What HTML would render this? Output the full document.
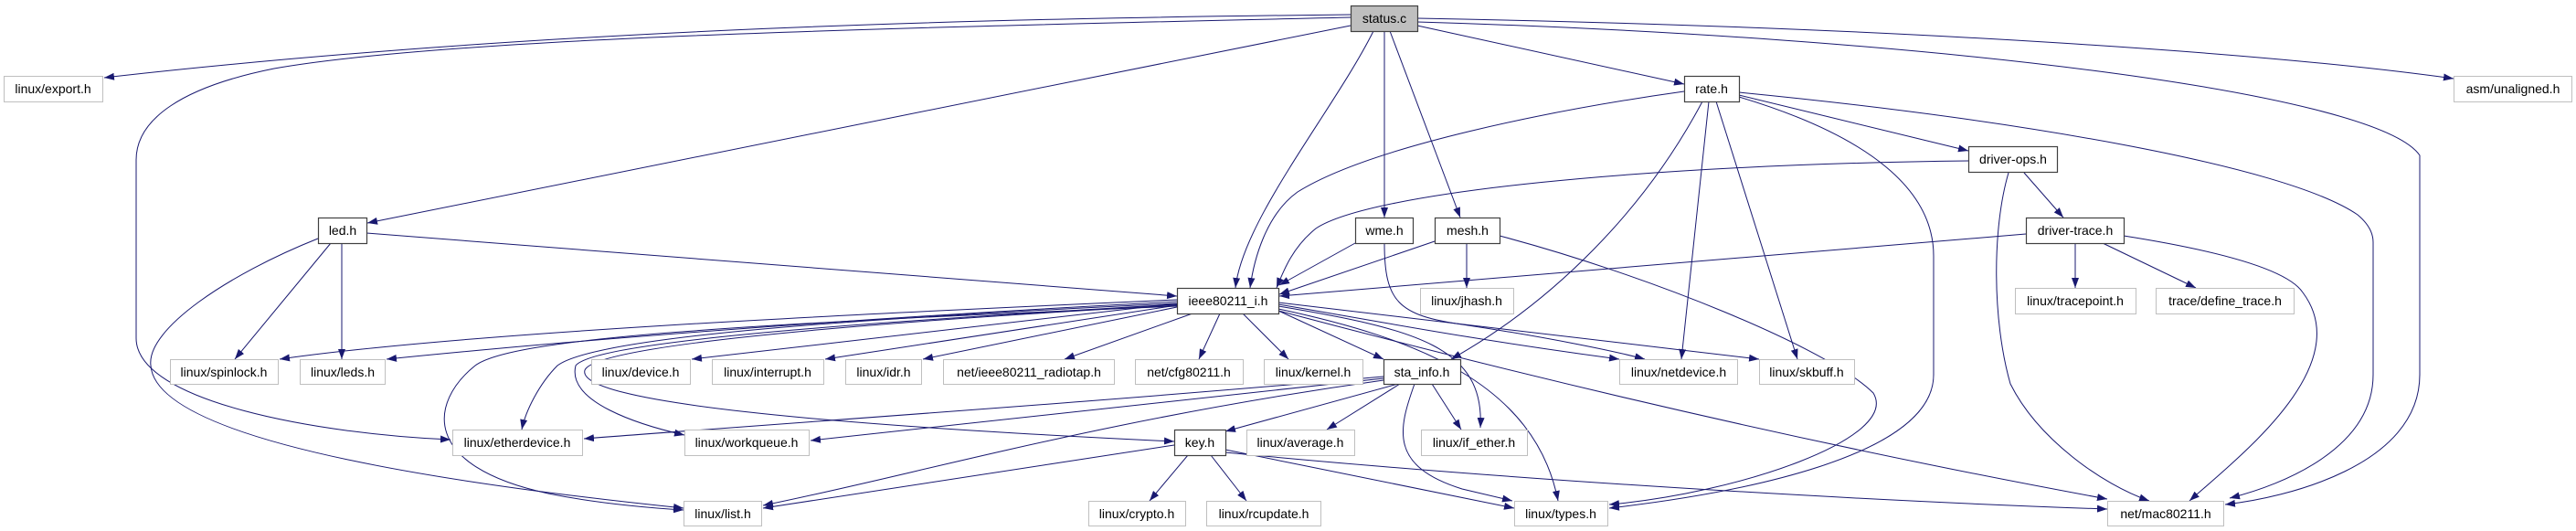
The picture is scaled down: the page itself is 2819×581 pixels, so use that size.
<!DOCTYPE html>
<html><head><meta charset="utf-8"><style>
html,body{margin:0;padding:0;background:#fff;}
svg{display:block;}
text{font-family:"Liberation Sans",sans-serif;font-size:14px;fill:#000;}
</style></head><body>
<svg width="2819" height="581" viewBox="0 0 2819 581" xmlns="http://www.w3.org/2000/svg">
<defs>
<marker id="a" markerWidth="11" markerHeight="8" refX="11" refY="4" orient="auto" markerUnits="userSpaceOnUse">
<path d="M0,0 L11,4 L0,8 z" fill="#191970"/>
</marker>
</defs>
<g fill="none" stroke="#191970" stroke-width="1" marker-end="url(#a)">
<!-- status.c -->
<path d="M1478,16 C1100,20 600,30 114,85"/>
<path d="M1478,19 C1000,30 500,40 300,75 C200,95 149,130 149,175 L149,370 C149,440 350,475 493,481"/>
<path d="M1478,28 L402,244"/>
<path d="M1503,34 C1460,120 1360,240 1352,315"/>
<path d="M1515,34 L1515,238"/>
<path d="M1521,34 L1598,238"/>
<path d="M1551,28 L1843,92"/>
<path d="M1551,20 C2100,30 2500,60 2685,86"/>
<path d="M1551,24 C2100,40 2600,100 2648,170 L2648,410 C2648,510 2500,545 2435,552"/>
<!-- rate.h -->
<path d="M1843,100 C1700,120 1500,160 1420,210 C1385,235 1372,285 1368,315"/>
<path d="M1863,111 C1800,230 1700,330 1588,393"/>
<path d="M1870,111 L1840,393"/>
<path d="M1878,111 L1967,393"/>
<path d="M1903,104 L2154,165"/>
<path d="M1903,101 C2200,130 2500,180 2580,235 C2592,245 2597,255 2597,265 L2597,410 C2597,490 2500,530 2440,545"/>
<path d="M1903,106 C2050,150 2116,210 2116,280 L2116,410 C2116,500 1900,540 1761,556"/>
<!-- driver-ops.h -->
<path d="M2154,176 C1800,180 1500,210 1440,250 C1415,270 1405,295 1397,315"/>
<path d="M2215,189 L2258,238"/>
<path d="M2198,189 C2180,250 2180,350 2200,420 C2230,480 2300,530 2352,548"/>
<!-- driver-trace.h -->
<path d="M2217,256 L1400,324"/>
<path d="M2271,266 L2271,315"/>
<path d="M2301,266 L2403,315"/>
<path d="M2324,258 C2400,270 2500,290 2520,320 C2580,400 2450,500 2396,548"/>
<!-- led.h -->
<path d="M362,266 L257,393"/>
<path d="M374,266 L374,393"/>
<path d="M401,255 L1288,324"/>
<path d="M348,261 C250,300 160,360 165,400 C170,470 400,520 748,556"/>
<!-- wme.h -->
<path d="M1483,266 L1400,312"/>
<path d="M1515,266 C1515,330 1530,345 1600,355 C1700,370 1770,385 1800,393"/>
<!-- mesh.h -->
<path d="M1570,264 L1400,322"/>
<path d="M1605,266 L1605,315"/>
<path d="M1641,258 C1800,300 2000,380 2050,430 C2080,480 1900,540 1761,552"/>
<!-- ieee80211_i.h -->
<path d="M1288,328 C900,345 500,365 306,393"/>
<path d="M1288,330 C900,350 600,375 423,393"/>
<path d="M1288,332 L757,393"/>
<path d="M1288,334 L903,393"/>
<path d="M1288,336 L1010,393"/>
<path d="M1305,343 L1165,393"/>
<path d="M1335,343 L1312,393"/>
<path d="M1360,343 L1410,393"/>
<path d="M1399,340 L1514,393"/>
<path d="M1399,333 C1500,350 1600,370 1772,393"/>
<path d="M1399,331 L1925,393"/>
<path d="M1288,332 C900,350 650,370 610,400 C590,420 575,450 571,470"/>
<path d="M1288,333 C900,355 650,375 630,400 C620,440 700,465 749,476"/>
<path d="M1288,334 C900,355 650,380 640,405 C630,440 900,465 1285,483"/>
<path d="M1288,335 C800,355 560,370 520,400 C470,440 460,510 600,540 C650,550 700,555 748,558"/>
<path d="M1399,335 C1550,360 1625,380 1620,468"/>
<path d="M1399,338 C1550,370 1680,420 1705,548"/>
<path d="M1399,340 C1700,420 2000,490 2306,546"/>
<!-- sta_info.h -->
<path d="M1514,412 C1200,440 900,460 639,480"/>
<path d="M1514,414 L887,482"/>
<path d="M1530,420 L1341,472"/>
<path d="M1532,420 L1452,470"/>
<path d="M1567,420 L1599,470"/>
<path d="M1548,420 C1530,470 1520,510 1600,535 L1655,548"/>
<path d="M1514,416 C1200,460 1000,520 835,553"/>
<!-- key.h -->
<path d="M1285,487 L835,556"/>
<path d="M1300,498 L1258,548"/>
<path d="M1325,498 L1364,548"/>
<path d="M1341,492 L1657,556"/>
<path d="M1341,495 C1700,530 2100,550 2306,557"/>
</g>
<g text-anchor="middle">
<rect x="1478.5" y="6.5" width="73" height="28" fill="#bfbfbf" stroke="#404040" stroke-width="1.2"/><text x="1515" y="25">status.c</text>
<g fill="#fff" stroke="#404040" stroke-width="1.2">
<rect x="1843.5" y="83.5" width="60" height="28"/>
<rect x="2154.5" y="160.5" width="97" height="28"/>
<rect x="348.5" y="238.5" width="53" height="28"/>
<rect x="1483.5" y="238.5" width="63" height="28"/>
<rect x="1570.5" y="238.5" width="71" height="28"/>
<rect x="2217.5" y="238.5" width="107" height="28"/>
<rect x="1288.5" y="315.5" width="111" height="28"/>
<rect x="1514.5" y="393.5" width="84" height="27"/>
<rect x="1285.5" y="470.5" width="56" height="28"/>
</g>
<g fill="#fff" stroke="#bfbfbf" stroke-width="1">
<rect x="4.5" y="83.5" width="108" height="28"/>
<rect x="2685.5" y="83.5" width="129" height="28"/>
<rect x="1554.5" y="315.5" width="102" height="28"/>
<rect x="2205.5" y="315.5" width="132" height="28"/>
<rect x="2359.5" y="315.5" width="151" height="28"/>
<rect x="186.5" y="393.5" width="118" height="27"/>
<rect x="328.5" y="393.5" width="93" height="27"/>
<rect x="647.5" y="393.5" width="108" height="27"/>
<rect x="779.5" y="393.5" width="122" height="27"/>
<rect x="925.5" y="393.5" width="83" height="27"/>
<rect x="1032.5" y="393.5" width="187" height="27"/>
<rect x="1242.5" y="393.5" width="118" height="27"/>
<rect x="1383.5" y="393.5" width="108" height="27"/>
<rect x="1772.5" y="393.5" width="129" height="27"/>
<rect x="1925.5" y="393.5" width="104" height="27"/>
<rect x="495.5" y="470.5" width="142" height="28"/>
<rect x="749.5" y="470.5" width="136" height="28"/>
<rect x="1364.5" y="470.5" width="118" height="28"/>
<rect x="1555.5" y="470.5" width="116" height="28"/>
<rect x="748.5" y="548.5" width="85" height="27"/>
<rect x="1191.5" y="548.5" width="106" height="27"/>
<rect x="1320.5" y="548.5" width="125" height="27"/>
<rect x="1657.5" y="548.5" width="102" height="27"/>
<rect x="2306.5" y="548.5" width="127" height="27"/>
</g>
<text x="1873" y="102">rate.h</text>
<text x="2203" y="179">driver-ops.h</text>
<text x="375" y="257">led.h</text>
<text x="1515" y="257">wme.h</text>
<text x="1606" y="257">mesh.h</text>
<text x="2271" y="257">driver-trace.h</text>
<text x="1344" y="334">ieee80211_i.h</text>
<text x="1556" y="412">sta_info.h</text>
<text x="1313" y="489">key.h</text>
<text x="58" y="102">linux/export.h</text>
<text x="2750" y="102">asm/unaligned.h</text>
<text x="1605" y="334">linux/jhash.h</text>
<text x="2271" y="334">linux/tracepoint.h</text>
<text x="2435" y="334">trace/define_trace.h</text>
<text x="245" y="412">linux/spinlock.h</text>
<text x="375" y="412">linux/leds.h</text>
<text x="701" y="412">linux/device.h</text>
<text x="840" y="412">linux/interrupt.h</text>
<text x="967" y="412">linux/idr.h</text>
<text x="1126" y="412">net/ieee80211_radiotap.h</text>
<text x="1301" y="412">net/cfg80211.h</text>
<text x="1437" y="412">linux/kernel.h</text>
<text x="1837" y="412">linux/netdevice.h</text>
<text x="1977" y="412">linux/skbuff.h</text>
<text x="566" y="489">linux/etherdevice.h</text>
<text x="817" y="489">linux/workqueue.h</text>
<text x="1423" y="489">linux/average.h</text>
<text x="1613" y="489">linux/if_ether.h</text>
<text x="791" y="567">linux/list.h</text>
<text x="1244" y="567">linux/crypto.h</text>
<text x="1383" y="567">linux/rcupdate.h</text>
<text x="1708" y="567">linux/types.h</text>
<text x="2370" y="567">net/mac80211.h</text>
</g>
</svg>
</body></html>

-----

_Short exercise_: Count the lines of the data that include the string "size", and give only that number.

_Response to this exercise_: 2